Entries from a dataset

◆ ◆ ◆ ◆

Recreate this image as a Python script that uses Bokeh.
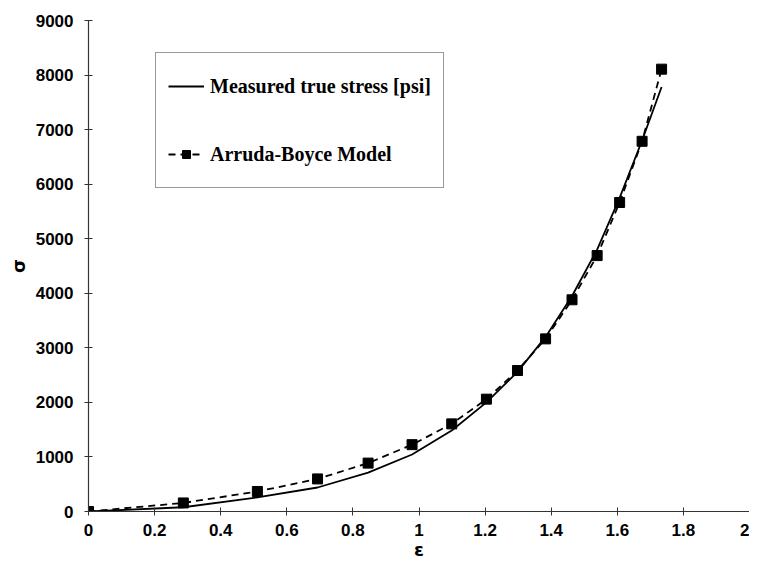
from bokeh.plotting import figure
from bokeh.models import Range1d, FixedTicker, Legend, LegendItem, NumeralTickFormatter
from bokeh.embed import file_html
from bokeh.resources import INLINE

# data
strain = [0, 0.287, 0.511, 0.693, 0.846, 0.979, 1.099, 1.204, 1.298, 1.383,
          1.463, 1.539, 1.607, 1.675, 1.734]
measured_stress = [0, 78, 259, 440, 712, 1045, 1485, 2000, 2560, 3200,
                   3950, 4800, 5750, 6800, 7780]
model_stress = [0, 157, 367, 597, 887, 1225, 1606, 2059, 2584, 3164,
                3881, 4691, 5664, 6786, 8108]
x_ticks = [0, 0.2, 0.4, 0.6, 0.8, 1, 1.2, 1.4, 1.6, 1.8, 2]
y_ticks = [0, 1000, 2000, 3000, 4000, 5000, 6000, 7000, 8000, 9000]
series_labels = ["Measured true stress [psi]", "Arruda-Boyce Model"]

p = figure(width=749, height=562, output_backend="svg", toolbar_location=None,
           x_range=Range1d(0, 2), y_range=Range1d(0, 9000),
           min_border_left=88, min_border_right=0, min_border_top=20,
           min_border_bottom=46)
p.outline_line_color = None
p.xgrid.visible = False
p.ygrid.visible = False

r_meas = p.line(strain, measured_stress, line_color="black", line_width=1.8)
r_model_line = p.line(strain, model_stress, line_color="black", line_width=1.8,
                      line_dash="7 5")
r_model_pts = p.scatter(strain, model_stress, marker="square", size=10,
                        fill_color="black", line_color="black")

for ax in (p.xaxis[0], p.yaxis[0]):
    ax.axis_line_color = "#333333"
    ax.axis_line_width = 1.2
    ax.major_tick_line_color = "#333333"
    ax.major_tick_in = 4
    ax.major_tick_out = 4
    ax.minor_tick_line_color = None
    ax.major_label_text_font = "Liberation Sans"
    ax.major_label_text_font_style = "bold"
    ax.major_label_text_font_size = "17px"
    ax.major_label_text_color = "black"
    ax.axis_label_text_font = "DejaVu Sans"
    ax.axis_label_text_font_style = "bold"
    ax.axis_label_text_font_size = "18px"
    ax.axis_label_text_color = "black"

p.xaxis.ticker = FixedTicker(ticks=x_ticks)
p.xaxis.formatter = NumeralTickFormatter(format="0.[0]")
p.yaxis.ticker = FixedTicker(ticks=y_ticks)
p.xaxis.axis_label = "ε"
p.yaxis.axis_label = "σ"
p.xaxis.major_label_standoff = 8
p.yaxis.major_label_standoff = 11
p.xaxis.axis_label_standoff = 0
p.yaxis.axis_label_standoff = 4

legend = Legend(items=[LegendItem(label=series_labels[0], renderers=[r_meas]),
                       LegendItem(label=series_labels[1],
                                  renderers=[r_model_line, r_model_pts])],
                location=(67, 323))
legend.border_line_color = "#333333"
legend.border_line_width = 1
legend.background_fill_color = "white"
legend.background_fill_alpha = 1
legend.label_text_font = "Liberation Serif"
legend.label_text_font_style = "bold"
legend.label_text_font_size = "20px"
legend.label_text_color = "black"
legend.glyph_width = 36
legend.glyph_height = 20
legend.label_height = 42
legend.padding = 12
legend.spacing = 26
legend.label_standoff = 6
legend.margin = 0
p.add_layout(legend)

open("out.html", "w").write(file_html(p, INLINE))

◆ ◆ ◆ ◆

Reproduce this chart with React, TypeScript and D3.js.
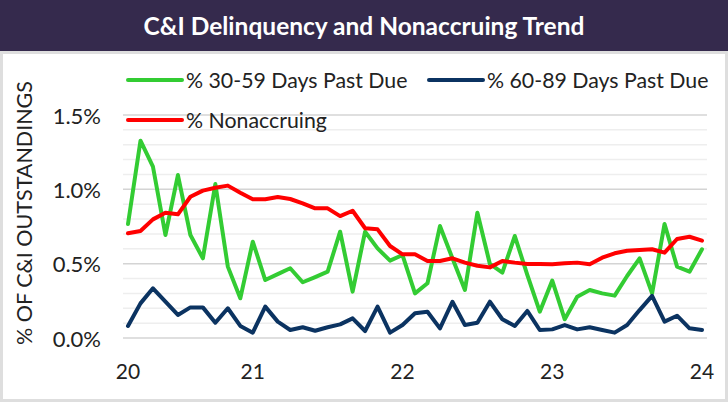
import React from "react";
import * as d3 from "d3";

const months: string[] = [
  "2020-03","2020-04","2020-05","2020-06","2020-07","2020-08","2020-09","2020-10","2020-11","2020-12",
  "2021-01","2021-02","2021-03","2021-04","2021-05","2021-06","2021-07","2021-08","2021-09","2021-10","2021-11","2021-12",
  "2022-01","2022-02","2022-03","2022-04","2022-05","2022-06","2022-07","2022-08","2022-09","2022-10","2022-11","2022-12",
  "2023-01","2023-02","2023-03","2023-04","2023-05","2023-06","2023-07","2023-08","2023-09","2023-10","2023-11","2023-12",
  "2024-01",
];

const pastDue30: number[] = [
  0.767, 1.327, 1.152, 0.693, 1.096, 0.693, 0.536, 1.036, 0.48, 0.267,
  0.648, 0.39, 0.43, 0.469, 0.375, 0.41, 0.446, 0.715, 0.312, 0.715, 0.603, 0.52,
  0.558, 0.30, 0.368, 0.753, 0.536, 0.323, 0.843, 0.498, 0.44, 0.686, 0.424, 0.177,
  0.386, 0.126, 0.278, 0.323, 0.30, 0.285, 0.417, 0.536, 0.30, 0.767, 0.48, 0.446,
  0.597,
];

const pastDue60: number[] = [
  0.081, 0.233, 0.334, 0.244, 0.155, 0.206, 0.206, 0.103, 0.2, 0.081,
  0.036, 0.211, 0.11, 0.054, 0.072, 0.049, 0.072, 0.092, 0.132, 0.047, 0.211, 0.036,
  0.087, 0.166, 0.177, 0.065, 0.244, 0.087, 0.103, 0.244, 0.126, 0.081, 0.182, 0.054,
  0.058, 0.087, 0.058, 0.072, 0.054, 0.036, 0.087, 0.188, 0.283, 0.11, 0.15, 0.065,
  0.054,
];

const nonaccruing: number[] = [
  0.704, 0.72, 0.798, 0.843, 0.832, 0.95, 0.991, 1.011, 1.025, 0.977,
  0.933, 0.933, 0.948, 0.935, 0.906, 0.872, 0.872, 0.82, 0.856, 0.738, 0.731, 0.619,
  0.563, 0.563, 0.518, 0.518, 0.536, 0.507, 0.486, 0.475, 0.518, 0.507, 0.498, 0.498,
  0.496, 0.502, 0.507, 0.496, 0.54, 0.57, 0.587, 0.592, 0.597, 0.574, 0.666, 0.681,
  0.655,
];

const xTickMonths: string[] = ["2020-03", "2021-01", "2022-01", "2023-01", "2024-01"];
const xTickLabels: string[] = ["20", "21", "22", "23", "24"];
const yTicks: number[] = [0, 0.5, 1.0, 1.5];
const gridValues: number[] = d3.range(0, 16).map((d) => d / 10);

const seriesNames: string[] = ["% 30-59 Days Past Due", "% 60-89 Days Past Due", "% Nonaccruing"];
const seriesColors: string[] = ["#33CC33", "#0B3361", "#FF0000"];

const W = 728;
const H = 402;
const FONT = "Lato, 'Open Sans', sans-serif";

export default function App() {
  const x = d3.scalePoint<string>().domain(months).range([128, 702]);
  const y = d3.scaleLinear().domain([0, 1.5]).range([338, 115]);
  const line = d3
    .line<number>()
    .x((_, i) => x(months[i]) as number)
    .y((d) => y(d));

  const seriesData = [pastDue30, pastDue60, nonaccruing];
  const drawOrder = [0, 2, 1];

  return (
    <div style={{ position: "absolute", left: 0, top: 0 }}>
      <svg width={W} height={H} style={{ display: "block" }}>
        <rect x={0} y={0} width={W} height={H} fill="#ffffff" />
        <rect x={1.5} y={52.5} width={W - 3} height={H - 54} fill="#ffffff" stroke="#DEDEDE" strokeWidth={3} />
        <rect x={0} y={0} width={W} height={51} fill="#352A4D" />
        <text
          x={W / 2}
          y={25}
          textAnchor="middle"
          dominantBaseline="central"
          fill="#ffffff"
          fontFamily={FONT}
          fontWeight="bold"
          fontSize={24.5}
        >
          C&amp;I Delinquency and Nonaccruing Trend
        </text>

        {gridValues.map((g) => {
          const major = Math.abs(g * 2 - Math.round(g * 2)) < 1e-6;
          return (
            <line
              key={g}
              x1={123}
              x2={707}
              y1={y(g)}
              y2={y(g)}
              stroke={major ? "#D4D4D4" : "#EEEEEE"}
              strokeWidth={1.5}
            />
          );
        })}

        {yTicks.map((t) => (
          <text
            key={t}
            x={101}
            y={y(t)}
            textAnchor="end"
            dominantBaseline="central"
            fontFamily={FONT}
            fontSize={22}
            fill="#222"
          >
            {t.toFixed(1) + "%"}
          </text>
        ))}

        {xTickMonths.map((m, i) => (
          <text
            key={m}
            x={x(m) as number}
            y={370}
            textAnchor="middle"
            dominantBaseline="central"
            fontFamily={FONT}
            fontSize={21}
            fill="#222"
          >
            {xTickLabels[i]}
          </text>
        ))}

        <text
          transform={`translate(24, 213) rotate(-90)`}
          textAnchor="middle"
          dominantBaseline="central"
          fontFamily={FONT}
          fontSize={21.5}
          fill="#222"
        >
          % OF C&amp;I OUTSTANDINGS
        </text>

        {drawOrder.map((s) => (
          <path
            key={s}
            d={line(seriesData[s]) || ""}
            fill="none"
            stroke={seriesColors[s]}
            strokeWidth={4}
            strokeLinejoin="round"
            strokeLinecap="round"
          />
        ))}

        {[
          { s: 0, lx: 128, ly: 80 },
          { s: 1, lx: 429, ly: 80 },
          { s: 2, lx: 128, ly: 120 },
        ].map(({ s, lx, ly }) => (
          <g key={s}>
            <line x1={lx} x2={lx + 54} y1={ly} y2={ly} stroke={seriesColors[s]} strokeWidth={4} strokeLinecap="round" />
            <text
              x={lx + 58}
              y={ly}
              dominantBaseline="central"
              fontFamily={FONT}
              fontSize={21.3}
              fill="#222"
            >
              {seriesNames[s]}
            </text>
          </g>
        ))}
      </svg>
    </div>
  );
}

◆ ◆ ◆ ◆

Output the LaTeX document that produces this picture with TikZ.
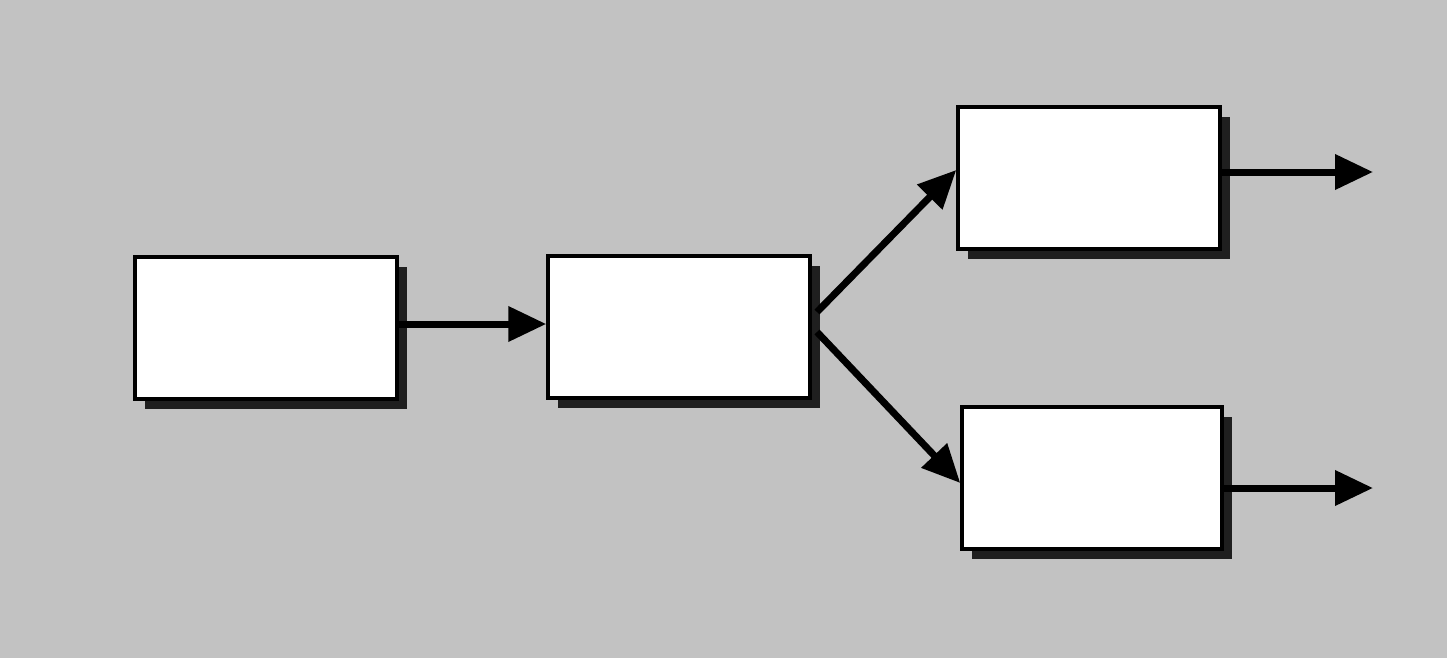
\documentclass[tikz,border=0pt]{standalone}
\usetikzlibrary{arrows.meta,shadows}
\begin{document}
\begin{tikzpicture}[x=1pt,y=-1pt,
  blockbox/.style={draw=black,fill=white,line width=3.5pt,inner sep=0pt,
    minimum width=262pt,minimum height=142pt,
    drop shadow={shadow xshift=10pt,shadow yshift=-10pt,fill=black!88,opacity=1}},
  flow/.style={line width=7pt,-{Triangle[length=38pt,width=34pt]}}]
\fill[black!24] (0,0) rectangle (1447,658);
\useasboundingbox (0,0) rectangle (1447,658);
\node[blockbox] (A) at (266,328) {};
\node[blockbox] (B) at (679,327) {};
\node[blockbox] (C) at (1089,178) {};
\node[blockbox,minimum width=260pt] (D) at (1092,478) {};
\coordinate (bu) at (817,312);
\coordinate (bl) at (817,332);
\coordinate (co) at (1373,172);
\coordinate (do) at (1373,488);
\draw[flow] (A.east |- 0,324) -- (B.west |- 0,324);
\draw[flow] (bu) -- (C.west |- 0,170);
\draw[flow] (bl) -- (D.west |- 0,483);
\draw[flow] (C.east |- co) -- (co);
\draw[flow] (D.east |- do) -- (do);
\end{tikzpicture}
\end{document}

◆ ◆ ◆ ◆

[TASK GOAL] Leave the pictures out, then copy word for word only the lines from the one containing "Recreate this image" through the one containing "from bokeh.resources import INLINE", both included.

[SOLVED EXERCISE]
Recreate this image as a Python script that uses Bokeh.
from bokeh.plotting import figure
from bokeh.models import Range1d, FixedTicker, Legend, LegendItem, NumeralTickFormatter
from bokeh.embed import file_html
from bokeh.resources import INLINE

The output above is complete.